— START DATA EXTRACT —

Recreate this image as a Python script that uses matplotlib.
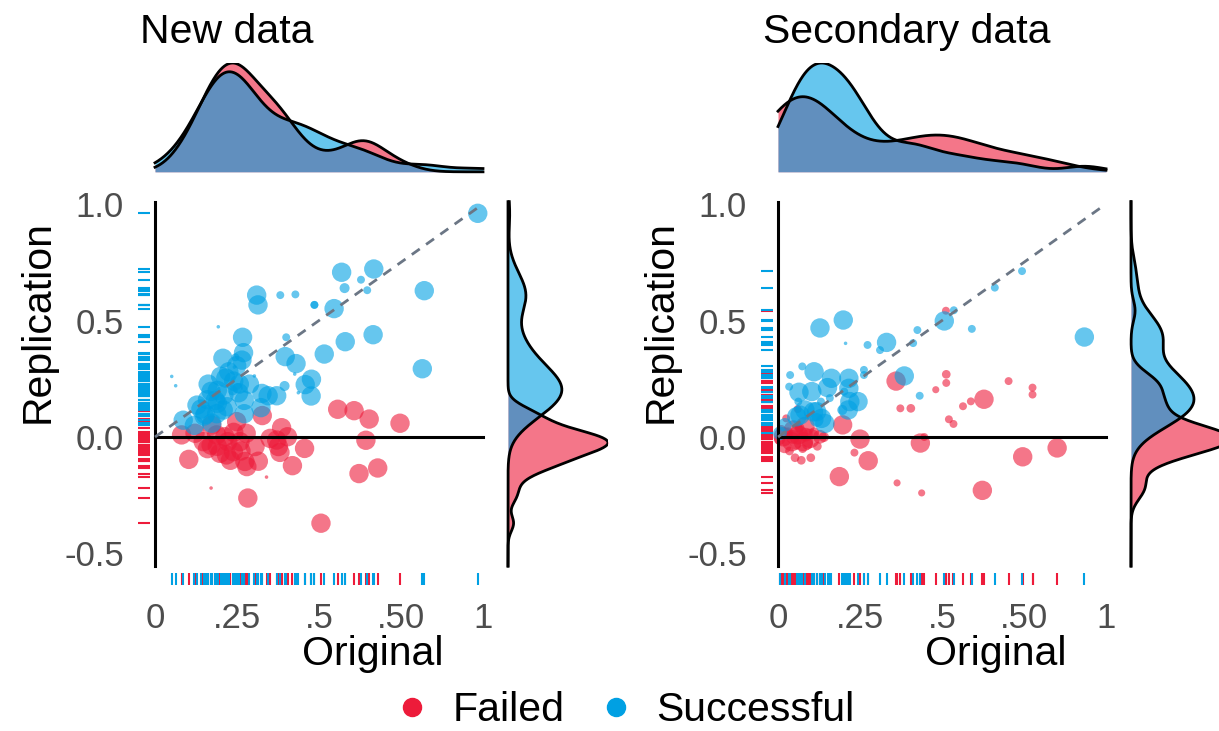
import numpy as np
import matplotlib.pyplot as plt
from matplotlib.lines import Line2D

plt.rcParams['font.family'] = ['Liberation Sans', 'DejaVu Sans']

RED = '#ED1B3A'
BLUE = '#00A0E3'

# ---- New data ----
new_fail_x = [0.081, 0.103, 0.122, 0.147, 0.171, 0.173, 0.188, 0.198, 0.218, 0.213,
              0.239, 0.249, 0.259, 0.278, 0.280, 0.274, 0.305, 0.315, 0.327, 0.351,
              0.371, 0.386, 0.381, 0.376, 0.404, 0.419, 0.456, 0.283, 0.506, 0.557,
              0.607, 0.653, 0.747, 0.643, 0.622, 0.679, 0.340, 0.171,
              0.160, 0.222, 0.240, 0.262, 0.230, 0.190]
new_fail_y = [0.009, -0.096, 0.016, -0.020, -0.035, 0.051, 0.009, -0.070, -0.077, 0.001,
              -0.063, 0.066, -0.020, 0.016, -0.127, -0.105, -0.041, -0.104, 0.092, -0.006,
              -0.013, 0.040, -0.066, -0.041, 0.001, -0.123, -0.049, -0.262, -0.370, 0.119,
              0.113, 0.077, 0.059, -0.014, -0.157, -0.133, -0.172, -0.219,
              -0.050, -0.020, 0.020, -0.060, -0.100, -0.040]
new_fail_n = [30, 30, 30, 30, 30, 30, 30, 30, 30, 30,
              30, 30, 30, 30, 30, 30, 30, 30, 30, 30,
              30, 30, 30, 30, 30, 30, 30, 30, 30, 30,
              30, 30, 30, 30, 30, 30, 1, 1,
              30, 30, 30, 30, 30, 30]

new_succ_x = [0.984, 0.569, 0.667, 0.628, 0.578, 0.647, 0.821, 0.310, 0.314, 0.382,
              0.428, 0.486, 0.486, 0.546, 0.193, 0.400, 0.267, 0.665, 0.580, 0.270,
              0.207, 0.397, 0.430, 0.516, 0.815, 0.249, 0.245, 0.216, 0.162, 0.171,
              0.184, 0.257, 0.288, 0.272, 0.326, 0.345, 0.371, 0.323, 0.458, 0.477,
              0.476, 0.395, 0.426, 0.303, 0.051, 0.063, 0.437, 0.128, 0.208, 0.237,
              0.252, 0.242, 0.272, 0.188, 0.086, 0.154, 0.173, 0.190,
              0.140, 0.160, 0.190, 0.210, 0.220, 0.240, 0.200, 0.150, 0.120,
              0.225, 0.255, 0.265]
new_succ_y = [0.960, 0.707, 0.721, 0.675, 0.639, 0.630, 0.628, 0.609, 0.567, 0.609,
              0.612, 0.567, 0.567, 0.551, 0.473, 0.428, 0.428, 0.439, 0.409, 0.362,
              0.338, 0.345, 0.315, 0.356, 0.293, 0.306, 0.342, 0.253, 0.227, 0.196,
              0.157, 0.227, 0.227, 0.157, 0.187, 0.177, 0.177, 0.126, 0.225, 0.248,
              0.176, 0.219, 0.270, 0.262, 0.260, 0.220, 0.190, 0.137, 0.116, 0.200,
              0.210, 0.300, 0.100, 0.100, 0.072, 0.097, 0.059, 0.145,
              0.120, 0.160, 0.200, 0.180, 0.130, 0.240, 0.260, 0.090, 0.050,
              0.280, 0.190, 0.330]
new_succ_n = [30, 30, 30, 5, 8, 5, 30, 30, 30, 5,
              5, 5, 5, 30, 1, 5, 30, 30, 30, 30,
              30, 30, 30, 30, 30, 30, 5, 30, 30, 30,
              30, 30, 30, 30, 30, 30, 30, 30, 30, 30,
              30, 8, 1, 1, 1, 1, 1, 30, 30, 8,
              8, 1, 30, 30, 30, 30, 30, 30,
              30, 30, 30, 30, 30, 30, 30, 30, 30,
              30, 30, 30]

# ---- Secondary data ----
sec_fail_x = [0.512, 0.360, 0.513, 0.513, 0.481, 0.703, 0.776, 0.776, 0.628, 0.588,
              0.564, 0.405, 0.373, 0.521, 0.535, 0.197, 0.250, 0.275, 0.187, 0.233,
              0.434, 0.446, 0.363, 0.438, 0.623, 0.746, 0.851, 0.052, 0.071, 0.100,
              0.016, 0.042, 0.077, 0.098, 0.128, 0.047, 0.082, 0.062,
              0.005, 0.010, 0.020, 0.030, 0.035, 0.045, 0.055, 0.065, 0.075, 0.085,
              0.090, 0.110, 0.120, 0.140, 0.025, 0.060]
sec_fail_y = [0.542, 0.240, 0.269, 0.232, 0.203, 0.240, 0.212, 0.182, 0.162, 0.153,
              0.132, 0.123, 0.123, 0.076, 0.056, 0.052, -0.009, -0.102, -0.170, -0.067,
              -0.026, 0.000, -0.197, -0.240, -0.229, -0.085, -0.047, -0.089, -0.100, -0.089,
              0.001, -0.020, -0.020, -0.006, 0.001, 0.030, 0.045, 0.009,
              -0.010, 0.030, -0.040, 0.020, -0.060, 0.000, -0.030, 0.040, -0.050, 0.010,
              -0.030, 0.020, -0.040, 0.000, 0.080, 0.120]
sec_fail_n = [5, 30, 6, 5, 4, 5, 5, 5, 30, 5,
              5, 6, 5, 5, 5, 30, 30, 30, 30, 5,
              30, 5, 4, 4, 30, 30, 30, 6, 6, 6,
              30, 30, 30, 30, 15, 30, 30, 30,
              10, 8, 15, 8, 6, 15, 10, 8, 6, 15,
              10, 8, 6, 8, 5, 5]

sec_succ_x = [0.744, 0.661, 0.536, 0.507, 0.591, 0.425, 0.199, 0.128, 0.206, 0.273,
              0.331, 0.311, 0.412, 0.934, 0.074, 0.037, 0.110, 0.163, 0.216, 0.262,
              0.262, 0.385, 0.034, 0.064, 0.103, 0.151, 0.216, 0.202, 0.244, 0.219,
              0.214, 0.196, 0.158, 0.131, 0.062, 0.432, 0.082, 0.118, 0.133, 0.057,
              0.118, 0.006, 0.021, 0.067, 0.108, 0.143]
sec_succ_y = [0.712, 0.641, 0.544, 0.498, 0.464, 0.459, 0.502, 0.468, 0.402, 0.395,
              0.406, 0.373, 0.403, 0.429, 0.303, 0.266, 0.280, 0.252, 0.252, 0.288,
              0.266, 0.262, 0.216, 0.192, 0.195, 0.212, 0.209, 0.195, 0.152, 0.152,
              0.116, 0.116, 0.167, 0.152, 0.152, 0.177, 0.116, 0.109, 0.080, 0.087,
              0.073, 0.016, 0.052, 0.094, 0.108, 0.058]
sec_succ_n = [5, 5, 5, 30, 5, 5, 30, 30, 1, 5,
              30, 5, 5, 30, 5, 5, 30, 30, 30, 5,
              5, 30, 5, 30, 30, 30, 30, 5, 30, 30,
              30, 8, 5, 5, 5, 5, 30, 30, 30, 30,
              15, 15, 15, 30, 30, 30]

x_ticks = [0, 0.25, 0.5, 0.75, 1]
x_tick_labels = ['0', '.25', '.5', '.50', '1']
y_ticks = [-0.5, 0, 0.5, 1.0]
y_tick_labels = ['-0.5', '0.0', '0.5', '1.0']

W, H = 1219, 731
fig = plt.figure(figsize=(W / 100, H / 100), dpi=100)


def add_px(l, t, r, b):
    return fig.add_axes([l / W, 1 - b / H, (r - l) / W, (b - t) / H])


def kde(vals, grid):
    vals = np.asarray(vals, float)
    n = len(vals)
    sd = vals.std(ddof=1)
    q75, q25 = np.percentile(vals, [75, 25])
    bw = 0.9 * min(sd, (q75 - q25) / 1.34) * n ** -0.2
    z = (grid[:, None] - vals[None, :]) / bw
    return np.exp(-0.5 * z ** 2).sum(axis=1) / (n * bw * np.sqrt(2 * np.pi))


def panel(l, title, fx, fy, fn, sx, sy, sn):
    ax = add_px(l, 195, l + 352, 585)
    ax.set_xlim(-17 / 328, 335 / 328)
    ax.set_ylim((437 - 585) / 233, (437 - 195) / 233)
    for sp in ax.spines.values():
        sp.set_visible(False)

    ax.scatter(fx, fy, s=np.array(fn) * 6.5, color=RED, alpha=0.6, lw=0, zorder=2)
    ax.scatter(sx, sy, s=np.array(sn) * 6.5, color=BLUE, alpha=0.6, lw=0, zorder=2)

    ax.plot([0, 0], [-0.554, 1.01], color='black', lw=2.2, zorder=3)
    ax.plot([0, 1], [0, 0], color='black', lw=2.2, zorder=3)
    ax.plot([0, 1], [0, 1], color='#6B7685', lw=2, ls=(0, (3.5, 2.8)), zorder=4)

    # rugs
    ax.vlines(fx, 0, 0.031, transform=ax.get_xaxis_transform(), colors=RED, lw=1.5)
    ax.vlines(sx, 0, 0.031, transform=ax.get_xaxis_transform(), colors=BLUE, lw=1.5)
    ax.hlines(fy, 0, 0.034, transform=ax.get_yaxis_transform(), colors=RED, lw=1.5)
    ax.hlines(sy, 0, 0.034, transform=ax.get_yaxis_transform(), colors=BLUE, lw=1.5)

    ax.set_xticks(x_ticks)
    ax.set_xticklabels(x_tick_labels)
    ax.set_yticks(y_ticks)
    ax.set_yticklabels(y_tick_labels)
    ax.tick_params(length=0, labelsize=25, labelcolor='#4D4D4D')
    ax.tick_params(axis='x', pad=12)
    ax.tick_params(axis='y', pad=10)

    # top marginal density
    gx = np.linspace(0, 1, 512)
    dfx, dsx = kde(fx, gx), kde(sx, gx)
    top = max(dfx.max(), dsx.max())
    axt = add_px(l, 63, l + 352, 174)
    axt.set_xlim(-17 / 328, 335 / 328)
    axt.set_ylim(-0.02 * top, top)
    axt.fill_between(gx, dfx, color=RED, alpha=0.6, lw=0)
    axt.plot(gx, dfx, color='black', lw=2)
    axt.fill_between(gx, dsx, color=BLUE, alpha=0.6, lw=0)
    axt.plot(gx, dsx, color='black', lw=2)
    axt.axis('off')

    # right marginal density
    gy = np.linspace(-0.554, 1.01, 512)
    dfy, dsy = kde(fy, gy), kde(sy, gy)
    right = max(dfy.max(), dsy.max())
    axr = add_px(l + 368, 195, l + 470, 585)
    axr.set_ylim((437 - 585) / 233, (437 - 195) / 233)
    axr.set_xlim(-0.02 * right, right)
    axr.fill_betweenx(gy, dfy, color=RED, alpha=0.6, lw=0)
    axr.plot(dfy, gy, color='black', lw=2)
    axr.fill_betweenx(gy, dsy, color=BLUE, alpha=0.6, lw=0)
    axr.plot(dsy, gy, color='black', lw=2)
    axr.axis('off')

    fig.text((l + 2) / W, 1 - 43 / H, title, fontsize=29.5, va='baseline', ha='left')
    fig.text((l - 100) / W, 1 - 322 / H, 'Replication', fontsize=29.5,
             rotation=90, va='center', ha='center')
    fig.text((l + 235) / W, 1 - 665 / H, 'Original', fontsize=29.5,
             va='baseline', ha='center')


panel(138, 'New data', new_fail_x, new_fail_y, new_fail_n,
      new_succ_x, new_succ_y, new_succ_n)
panel(761, 'Secondary data', sec_fail_x, sec_fail_y, sec_fail_n,
      sec_succ_x, sec_succ_y, sec_succ_n)

handles = [Line2D([], [], marker='o', ls='', color=RED, markersize=13),
           Line2D([], [], marker='o', ls='', color=BLUE, markersize=13)]
fig.legend(handles, ['Failed', 'Successful'], loc='center',
           bbox_to_anchor=(623 / W, 1 - 710 / H), ncol=2, frameon=False,
           fontsize=29.5, handletextpad=0.48, columnspacing=0.75, handlelength=1.0,
           borderpad=0.1)

fig.savefig('out.png', dpi=100)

— END DATA EXTRACT —

Pictures are excluded; extract exactly the lines from the start of the data through the line that holds "BLUE = '#00A0E3'", both ends included.

RESPONSE TO THIS EXERCISE:
Recreate this image as a Python script that uses matplotlib.
import numpy as np
import matplotlib.pyplot as plt
from matplotlib.lines import Line2D

plt.rcParams['font.family'] = ['Liberation Sans', 'DejaVu Sans']

RED = '#ED1B3A'
BLUE = '#00A0E3'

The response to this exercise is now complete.